What to produce: Output every line of the material exactly, omitting images.

Data section:
· · · ·

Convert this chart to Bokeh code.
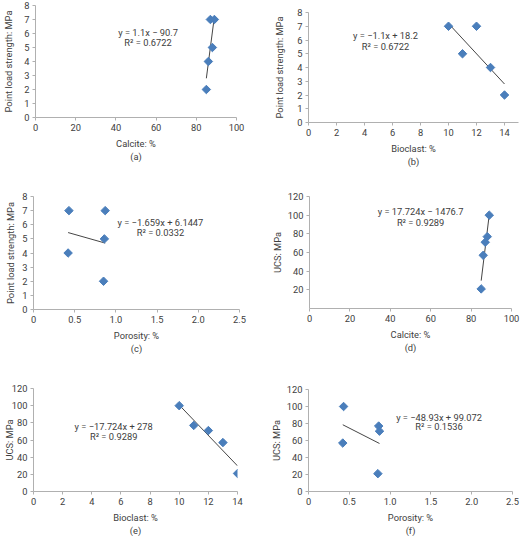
import math
from bokeh.plotting import figure
from bokeh.layouts import column, row
from bokeh.models import FixedTicker, Range1d
from bokeh.core.properties import value
from bokeh.embed import file_html
from bokeh.resources import INLINE

# ---- data ----
calcite = [85, 86, 87, 88, 89]
bioclast = [10, 11, 12, 13, 14]
porosity = [0.42, 0.43, 0.85, 0.86, 0.87]
pls_calcite = [2, 4, 7, 5, 7]
pls_bioclast = [7, 5, 7, 4, 2]
pls_porosity = [4, 7, 2, 5, 7]
ucs_calcite = [21, 57, 71, 77, 100]
ucs_bioclast = [100, 77, 71, 57, 21]
ucs_porosity = [57, 100, 21, 77, 71]

slopes = [1.1, -1.1, -1.659, 17.724, -17.724, -48.93]
intercepts = [-90.7, 18.2, 6.1447, -1476.7, 278, 99.072]
equations = ["y = 1.1x − 90.7", "y = −1.1x + 18.2", "y = −1.659x + 6.1447",
             "y = 17.724x − 1476.7", "y = −17.724x + 278", "y = −48.93x + 99.072"]
r2_labels = ["R² = 0.6722", "R² = 0.6722", "R² = 0.0332",
             "R² = 0.9289", "R² = 0.9289", "R² = 0.1536"]
captions = ["(a)", "(b)", "(c)", "(d)", "(e)", "(f)"]
xlabels = ["Calcite: %", "Bioclast: %", "Porosity: %", "Calcite: %", "Bioclast: %", "Porosity: %"]
ylabels = ["Point load strength: MPa"] * 3 + ["UCS: MPa"] * 3
xticks_calcite = [0, 20, 40, 60, 80, 100]
xticks_bioclast = [0, 2, 4, 6, 8, 10, 12, 14]
xticks_porosity = [0, 0.5, 1.0, 1.5, 2.0, 2.5]
yticks_pls = [0, 1, 2, 3, 4, 5, 6, 7, 8]
yticks_ucs = [0, 20, 40, 60, 80, 100, 120]
yticks_ucs_d = [20, 40, 60, 80, 100, 120]

FONT = "Roboto"
FS = "9.3px"
TXT = "#404040"
AX = "#b0b0b0"
BLUE = "#4a7ebb"

panels = [
    # xs, ys, xrange, yrange, xticks, yticks, size(w,h), borders(l,r,t,b), eq pos(x, y_eq, y_r2), ylabel standoff
    (calcite, pls_calcite, (0, 100), (0, 8), xticks_calcite, yticks_pls, (260, 180), (35, 24, 5, 63), (56, 6.07, 5.36), 7),
    (bioclast, pls_bioclast, (0, 15), (0, 8), xticks_bioclast, yticks_pls, (260, 180), (48, 2, 12, 58), (5.5, 6.33, 5.55), 9),
    (porosity, pls_porosity, (0, 2.5), (0, 8), xticks_porosity, yticks_pls, (260, 180), (33, 21, 16, 51), (1.54, 6.16, 5.42), 3),
    (calcite, ucs_calcite, (0, 100), (0, 120), xticks_calcite, yticks_ucs_d, (260, 180), (49, 9, 16, 52), (55, 103.4, 92.6), 2),
    (bioclast, ucs_bioclast, (0, 14), (0, 120), xticks_bioclast, yticks_ucs, (260, 178), (33, 23, 28, 41), (5.5, 75.4, 63.7), -6),
    (porosity, ucs_porosity, (0, 2.5), (0, 120), xticks_porosity, yticks_ucs, (260, 178), (48, 8, 29, 41), (1.6, 87.4, 76.3), 2),
]

figs = []
for i, (xs, ys, xr, yr, xt, yt, (w, h), (bl, br, bt, bb), (ex, ey, er), ystand) in enumerate(panels):
    p = figure(width=w, height=h, output_backend="svg", toolbar_location=None,
               x_range=Range1d(*xr), y_range=Range1d(*yr),
               min_border_left=bl, min_border_right=br, min_border_top=bt, min_border_bottom=bb)
    p.outline_line_color = None
    p.grid.visible = False
    p.background_fill_color = "white"
    p.border_fill_color = "white"
    for ax in (p.xaxis[0], p.yaxis[0]):
        ax.axis_line_color = AX
        ax.major_tick_line_color = AX
        ax.minor_tick_line_color = None
        ax.major_tick_in = 0
        ax.major_tick_out = 3
        ax.major_label_text_font = FONT
        ax.major_label_text_font_size = FS
        ax.major_label_text_color = TXT
        ax.major_label_standoff = 3
        ax.axis_label_text_font = FONT
        ax.axis_label_text_font_size = FS
        ax.axis_label_text_font_style = "normal"
        ax.axis_label_text_color = TXT
    p.xaxis[0].ticker = FixedTicker(ticks=xt)
    p.yaxis[0].ticker = FixedTicker(ticks=yt)
    if i in (2, 5):
        p.xaxis[0].major_label_overrides = {0: "0", 0.5: "0.5", 1.0: "1.0", 1.5: "1.5", 2.0: "2.0", 2.5: "2.5"}
    p.xaxis[0].axis_label = xlabels[i] + "\n" + captions[i]
    p.yaxis[0].axis_label = ylabels[i]
    p.xaxis[0].axis_label_standoff = 4
    p.yaxis[0].axis_label_standoff = ystand

    x0, x1 = min(xs), max(xs)
    p.line([x0, x1], [slopes[i] * x0 + intercepts[i], slopes[i] * x1 + intercepts[i]],
           line_color="#303030", line_width=0.9)
    p.scatter(xs, ys, marker="square", angle=math.pi / 4, size=6,
              fill_color=BLUE, line_color=BLUE)

    p.text([ex], [ey], text=[equations[i]], text_font=value(FONT), text_font_size=FS,
           text_color=TXT, text_align="center", text_baseline="middle")
    p.text([ex], [er], text=[r2_labels[i]], text_font=value(FONT), text_font_size=FS,
           text_color=TXT, text_align="center", text_baseline="middle")
    figs.append(column(p))

layout = column(row(figs[0], figs[1]), row(figs[2], figs[3]), row(figs[4], figs[5]))
open("out.html", "w").write(file_html(layout, INLINE))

· · · ·

Exercise result:
Convert this chart to Bokeh code.
import math
from bokeh.plotting import figure
from bokeh.layouts import column, row
from bokeh.models import FixedTicker, Range1d
from bokeh.core.properties import value
from bokeh.embed import file_html
from bokeh.resources import INLINE

# ---- data ----
calcite = [85, 86, 87, 88, 89]
bioclast = [10, 11, 12, 13, 14]
porosity = [0.42, 0.43, 0.85, 0.86, 0.87]
pls_calcite = [2, 4, 7, 5, 7]
pls_bioclast = [7, 5, 7, 4, 2]
pls_porosity = [4, 7, 2, 5, 7]
ucs_calcite = [21, 57, 71, 77, 100]
ucs_bioclast = [100, 77, 71, 57, 21]
ucs_porosity = [57, 100, 21, 77, 71]

slopes = [1.1, -1.1, -1.659, 17.724, -17.724, -48.93]
intercepts = [-90.7, 18.2, 6.1447, -1476.7, 278, 99.072]
equations = ["y = 1.1x − 90.7", "y = −1.1x + 18.2", "y = −1.659x + 6.1447",
             "y = 17.724x − 1476.7", "y = −17.724x + 278", "y = −48.93x + 99.072"]
r2_labels = ["R² = 0.6722", "R² = 0.6722", "R² = 0.0332",
             "R² = 0.9289", "R² = 0.9289", "R² = 0.1536"]
captions = ["(a)", "(b)", "(c)", "(d)", "(e)", "(f)"]
xlabels = ["Calcite: %", "Bioclast: %", "Porosity: %", "Calcite: %", "Bioclast: %", "Porosity: %"]
ylabels = ["Point load strength: MPa"] * 3 + ["UCS: MPa"] * 3
xticks_calcite = [0, 20, 40, 60, 80, 100]
xticks_bioclast = [0, 2, 4, 6, 8, 10, 12, 14]
xticks_porosity = [0, 0.5, 1.0, 1.5, 2.0, 2.5]
yticks_pls = [0, 1, 2, 3, 4, 5, 6, 7, 8]
yticks_ucs = [0, 20, 40, 60, 80, 100, 120]
yticks_ucs_d = [20, 40, 60, 80, 100, 120]

FONT = "Roboto"
FS = "9.3px"
TXT = "#404040"
AX = "#b0b0b0"
BLUE = "#4a7ebb"

panels = [
    # xs, ys, xrange, yrange, xticks, yticks, size(w,h), borders(l,r,t,b), eq pos(x, y_eq, y_r2), ylabel standoff
    (calcite, pls_calcite, (0, 100), (0, 8), xticks_calcite, yticks_pls, (260, 180), (35, 24, 5, 63), (56, 6.07, 5.36), 7),
    (bioclast, pls_bioclast, (0, 15), (0, 8), xticks_bioclast, yticks_pls, (260, 180), (48, 2, 12, 58), (5.5, 6.33, 5.55), 9),
    (porosity, pls_porosity, (0, 2.5), (0, 8), xticks_porosity, yticks_pls, (260, 180), (33, 21, 16, 51), (1.54, 6.16, 5.42), 3),
    (calcite, ucs_calcite, (0, 100), (0, 120), xticks_calcite, yticks_ucs_d, (260, 180), (49, 9, 16, 52), (55, 103.4, 92.6), 2),
    (bioclast, ucs_bioclast, (0, 14), (0, 120), xticks_bioclast, yticks_ucs, (260, 178), (33, 23, 28, 41), (5.5, 75.4, 63.7), -6),
    (porosity, ucs_porosity, (0, 2.5), (0, 120), xticks_porosity, yticks_ucs, (260, 178), (48, 8, 29, 41), (1.6, 87.4, 76.3), 2),
]

figs = []
for i, (xs, ys, xr, yr, xt, yt, (w, h), (bl, br, bt, bb), (ex, ey, er), ystand) in enumerate(panels):
    p = figure(width=w, height=h, output_backend="svg", toolbar_location=None,
               x_range=Range1d(*xr), y_range=Range1d(*yr),
               min_border_left=bl, min_border_right=br, min_border_top=bt, min_border_bottom=bb)
    p.outline_line_color = None
    p.grid.visible = False
    p.background_fill_color = "white"
    p.border_fill_color = "white"
    for ax in (p.xaxis[0], p.yaxis[0]):
        ax.axis_line_color = AX
        ax.major_tick_line_color = AX
        ax.minor_tick_line_color = None
        ax.major_tick_in = 0
        ax.major_tick_out = 3
        ax.major_label_text_font = FONT
        ax.major_label_text_font_size = FS
        ax.major_label_text_color = TXT
        ax.major_label_standoff = 3
        ax.axis_label_text_font = FONT
        ax.axis_label_text_font_size = FS
        ax.axis_label_text_font_style = "normal"
        ax.axis_label_text_color = TXT
    p.xaxis[0].ticker = FixedTicker(ticks=xt)
    p.yaxis[0].ticker = FixedTicker(ticks=yt)
    if i in (2, 5):
        p.xaxis[0].major_label_overrides = {0: "0", 0.5: "0.5", 1.0: "1.0", 1.5: "1.5", 2.0: "2.0", 2.5: "2.5"}
    p.xaxis[0].axis_label = xlabels[i] + "\n" + captions[i]
    p.yaxis[0].axis_label = ylabels[i]
    p.xaxis[0].axis_label_standoff = 4
    p.yaxis[0].axis_label_standoff = ystand

    x0, x1 = min(xs), max(xs)
    p.line([x0, x1], [slopes[i] * x0 + intercepts[i], slopes[i] * x1 + intercepts[i]],
           line_color="#303030", line_width=0.9)
    p.scatter(xs, ys, marker="square", angle=math.pi / 4, size=6,
              fill_color=BLUE, line_color=BLUE)

    p.text([ex], [ey], text=[equations[i]], text_font=value(FONT), text_font_size=FS,
           text_color=TXT, text_align="center", text_baseline="middle")
    p.text([ex], [er], text=[r2_labels[i]], text_font=value(FONT), text_font_size=FS,
           text_color=TXT, text_align="center", text_baseline="middle")
    figs.append(column(p))

layout = column(row(figs[0], figs[1]), row(figs[2], figs[3]), row(figs[4], figs[5]))
open("out.html", "w").write(file_html(layout, INLINE))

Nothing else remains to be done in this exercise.